Running Nutch in (pseudo) distributed-mode
(This tutorial is based on a linux operating system)
1. Step: Download and install Hadoop in pseudo-distributed mode, as explained here:
Here, it’s important to set up HADOOP_HOME to point to the root of the hadoop installation, similar to JAVA_HOME it has to be set globally, so the hadoop start-up script can be called from anywhere.
(Check this by running: ' echo $HADOOP_HOME ' in the console, which should return the path to the root of your hadoop installation.)
N.B. Make sure your Hadoop installation is working correctly by running the examples as mentioned in the link above before trying to integrate Nutch!
E.g. try to connect to the jobtracker at: http://localhost:8088/.
2. Step: Download and install Nutch 1.x:
Download a stable source version e.g. apache-nutch-1.14-src.zip from http://nutch.apache.org/downloads.html.
For installation of apache-nutch-1.14-src.zip:
Unzip and over the terminal cd into the freshly exracted folder apache-nutch-1.14
- Run ‘ant runtime’ in this folder
This command builds the runtime environment, where runtime/local stores all configuration files, libraries etc. but does not use the hadoop version, which has been set up here (pseudo-distributed mode), but the local (standalone) non-distributed version, that is often used for debugging and described in more detail here: Hadoop Standalone Setup.

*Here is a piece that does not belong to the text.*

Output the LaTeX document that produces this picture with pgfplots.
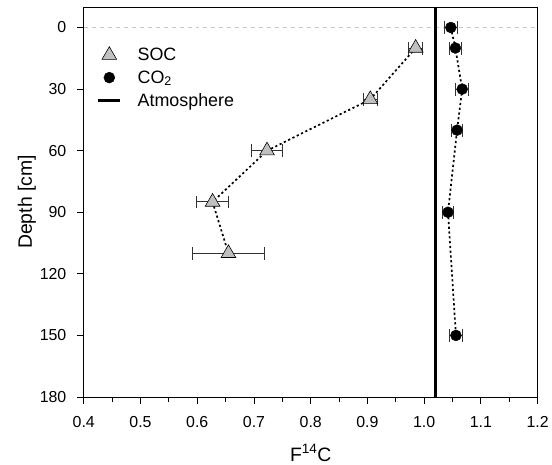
\documentclass[border=0pt]{standalone}
\usepackage{pgfplots}
\pgfplotsset{compat=1.18}
\usepackage{fontspec}
\setmainfont{Liberation Sans}
\definecolor{socgray}{RGB}{192,192,192}
\pgfplotsset{
  legmark/.style={legend image code/.code={\draw[##1] plot coordinates {(11bp,0bp)};}},
  legline/.style={legend image code/.code={\draw[##1] (0bp,0bp) -- (22bp,0bp);}},
}
\begin{document}
\begin{tikzpicture}
\begin{axis}[
  width=455bp, height=391bp, scale only axis,
  xmin=0.4, xmax=1.2, ymin=-10, ymax=180, y dir=reverse,
  xtick={0.4,0.5,...,1.21}, minor xtick={0.45,0.55,...,1.16},
  ytick={0,30,...,180},
  xtick pos=left, ytick pos=left, tick align=outside,
  major tick length=7bp, minor tick length=5bp,
  every tick/.style={black, line width=0.9pt},
  axis line style={line width=0.8pt},
  /pgf/number format/assume math mode=true,
  tick label style={font=\fontsize{16}{19}\selectfont},
  xticklabel style={yshift=-9bp, /pgf/number format/.cd, fixed, fixed zerofill, precision=1},
  yticklabel style={xshift=-7bp},
  xlabel={F\textsuperscript{14}C},
  ylabel={Depth [cm]},
  every axis x label/.style={at={(axis description cs:0.5,0)}, yshift=-56bp, anchor=center,
    font=\fontsize{19.5}{23}\selectfont},
  every axis y label/.style={at={(axis description cs:0,0.5)}, xshift=-57bp, rotate=90, anchor=center,
    font=\fontsize{19.5}{23}\selectfont},
  clip=false,
  legend style={draw=none, fill=none, inner sep=0pt, at={(0.0286,0.90)}, anchor=north west,
    font=\fontsize{18}{21.6}\selectfont, row sep=4.5bp,
    /tikz/every odd column/.append style={column sep=14bp}},
  legend cell align=left,
]
% reference line at surface
\addplot[gray!45, line width=1pt, dash pattern=on 4bp off 4bp, forget plot] coordinates {(0.4,0) (1.2,0)};
% SOC dotted line
\addplot[black, line width=1.7pt, dash pattern=on 2.2bp off 2.6bp, forget plot] coordinates {
(0.985,10) (0.905,35) (0.723,60) (0.627,85) (0.655,110)};
% CO2 dotted line
\addplot[black, line width=1.7pt, dash pattern=on 2.2bp off 2.6bp, forget plot] coordinates {
(1.047,0) (1.055,10) (1.067,30) (1.058,50) (1.042,90) (1.056,150)};
% SOC
\addplot[only marks, mark=triangle*, mark size=8.5bp,
  mark options={fill=socgray, draw=black, line width=0.6pt},
  legmark,
  error bars/.cd, x dir=both, x explicit,
  error bar style={line width=1pt, black!80},
  error mark options={rotate=90, mark size=6.5bp, line width=1pt, black!80}]
  coordinates {
  (0.985,10) +- (0.012,0)
  (0.905,35) +- (0.012,0)
  (0.723,60) +- (0.027,0)
  (0.627,85) +- (0.028,0)
  (0.655,110) +- (0.063,0)
};
\addlegendentry{SOC}
% CO2
\addplot[only marks, mark=*, mark size=5.5bp,
  mark options={fill=black, draw=black},
  legmark,
  error bars/.cd, x dir=both, x explicit,
  error bar style={line width=1pt, black!80},
  error mark options={rotate=90, mark size=6.5bp, line width=1pt, black!80}]
  coordinates {
  (1.047,0) +- (0.012,0)
  (1.055,10) +- (0.010,0)
  (1.067,30) +- (0.012,0)
  (1.058,50) +- (0.010,0)
  (1.042,90) +- (0.010,0)
  (1.056,150) +- (0.011,0)
};
\addlegendentry{CO\textsubscript{2}}
% Atmosphere
\addplot[black, line width=2.8pt, legline]
  coordinates {(1.02,-10) (1.02,180)};
\addlegendentry{Atmosphere}
\end{axis}
\path ([xshift=-84bp,yshift=-64bp]current axis.south west) rectangle ([xshift=13bp,yshift=7bp]current axis.north east);
\end{tikzpicture}
\end{document}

However, the nutch-job jar used for hadoop in pseudo-distributed mode lives in runtime/deploy/. As a consequence, any modification to the configuration files in $NUTCH/conf (the configuration directory at the root) require a re-build with ‘ant’ to make sure the changes become part of the nutch-job jar as well.
N.B. Make sure that the property mapreduce.framework.name in etc/hadoop/mapred-site.xml is set as mentioned in the hadoop documentation above.
See: NutchTutorial on how to set up a specific configuration and run a crawl.
Running Nutch on Hadoop, even on a single node, has distinct advantages, namely monitoring jobs in the jobtracker, containing detailed information about the individual jobs, such as counters, showing input/output, job configurations, which are invaluable especially in cases of failure.
Note: The Hadoop-related part of the setup is also relevant for setting up Nutch 2.x in pseudo-distributed mode.